Boat B the give-way boat had no reason to believe she was not the right of way (or to go IRPCAS - stand-on vessel). 

Questionable. They were different classes in the same event. It isn't too much to expect that you might know which classes started ahead of you.

In a protest I'd chuck boat A under rule 10 and boat B under 14 and 22.1.

 

 

That maybe so, but given who is asking the question, we need to go further than the results of a protest.  The protest does not provide a definition of ultimate "fault", it provides a ruling based on the SAILING RULES that apply.

Consider if the Starboard boat was not part of the race and so did not know what the SSI's said.  Would it then be a simple port / stbd / colision regs situation ?

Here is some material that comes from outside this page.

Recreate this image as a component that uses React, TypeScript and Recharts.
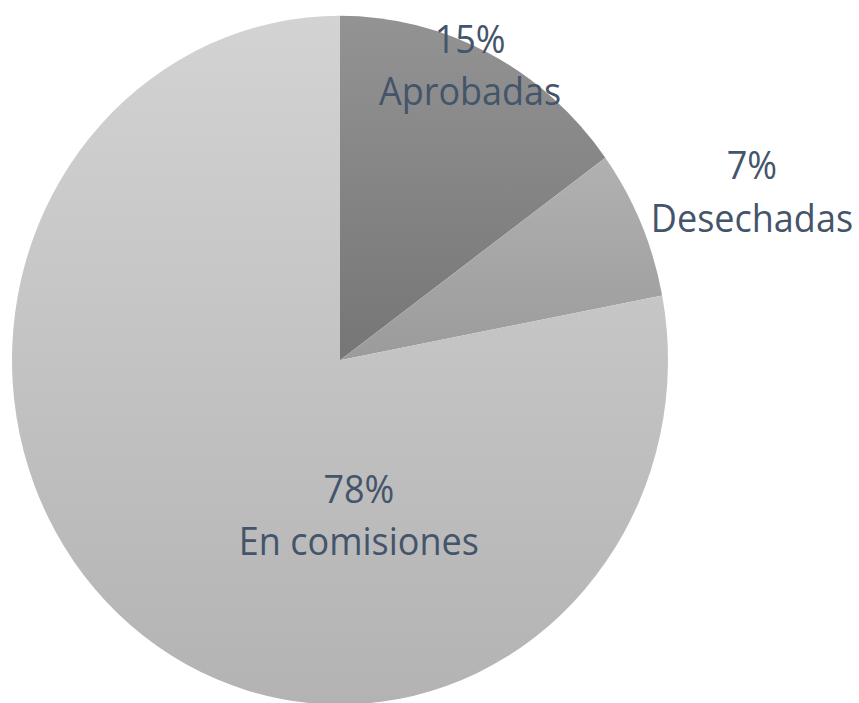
import React from "react";
import { PieChart, Pie, Cell } from "recharts";

const categories = ["Aprobadas", "Desechadas", "En comisiones"];
const values = [15, 7, 78];

const gradients = [
  { id: "gA", top: "#939393", bottom: "#767676" },
  { id: "gD", top: "#b1b1b1", bottom: "#9b9b9b" },
  { id: "gE", top: "#d3d3d3", bottom: "#b3b3b3" },
];

// label placement (radius factor, angle in degrees) per slice
const labelPlacement = [
  { r: 0.908, a: 64.1 },
  { r: 1.334, a: 19.7 },
  { r: 0.494, a: -83.3 },
];

const data = categories.map((name, i) => ({ name, value: values[i] }));

const TEXT_COLOR = "#44546a";
const FONT = "'Open Sans', sans-serif";

const renderLabel = (props: any) => {
  const { cx, cy, outerRadius, index, name, value } = props;
  const p = labelPlacement[index];
  const rad = (p.a * Math.PI) / 180;
  const x = cx + outerRadius * p.r * Math.cos(rad);
  const y = cy - outerRadius * p.r * Math.sin(rad);
  return (
    <text
      x={x}
      y={y}
      textAnchor="middle"
      fill={TEXT_COLOR}
      fontFamily={FONT}
      fontSize={36}
    >
      <tspan x={x} y={y - 25}>{`${value}%`}</tspan>
      <tspan x={x} y={y + 25}>{name}</tspan>
    </text>
  );
};

export default function App() {
  return (
    <div
      style={{
        position: "absolute",
        left: 0,
        top: 0,
        width: 859,
        height: 703,
        overflow: "hidden",
        background: "#ffffff",
      }}
    >
      <svg width={0} height={0} style={{ position: "absolute" }}>
        <defs>
          {gradients.map((g) => (
            <linearGradient key={g.id} id={g.id} x1="0" y1="0" x2="0" y2="1">
              <stop offset="0%" stopColor={g.top} />
              <stop offset="100%" stopColor={g.bottom} />
            </linearGradient>
          ))}
        </defs>
      </svg>
      <div style={{ transform: "scaleY(1.05)", transformOrigin: "0 0" }}>
        <PieChart width={859} height={670} margin={{ top: 0, right: 0, bottom: 0, left: 0 }}>
          <Pie
            data={data}
            dataKey="value"
            nameKey="name"
            cx={340}
            cy={343}
            outerRadius={328}
            startAngle={90}
            endAngle={-270}
            stroke="none"
            label={renderLabel}
            labelLine={false}
            isAnimationActive={false}
          >
            {data.map((d, i) => (
              <Cell key={d.name} fill={`url(#${gradients[i].id})`} />
            ))}
          </Pie>
        </PieChart>
      </div>
    </div>
  );
}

I would say, on balance (and it's close IMO) that the boat on PORT was wrong to push to the point of collision as the stbd boat (may) have had the view that they had rights.  Did the Port boat know the Stbd boat was part of the regatta ?

Did the Stbd boat assume that the PORT boat was not part of the regatta as they were so late for the start ? Or did the Stbd boat assume that the boat was on a later start because hey were so late.

Without all the facts it's difficult to be certain, but perhaps port boat was pushing TOO hard as they were late.

I'd probably bin both as above and find fault with the port boat.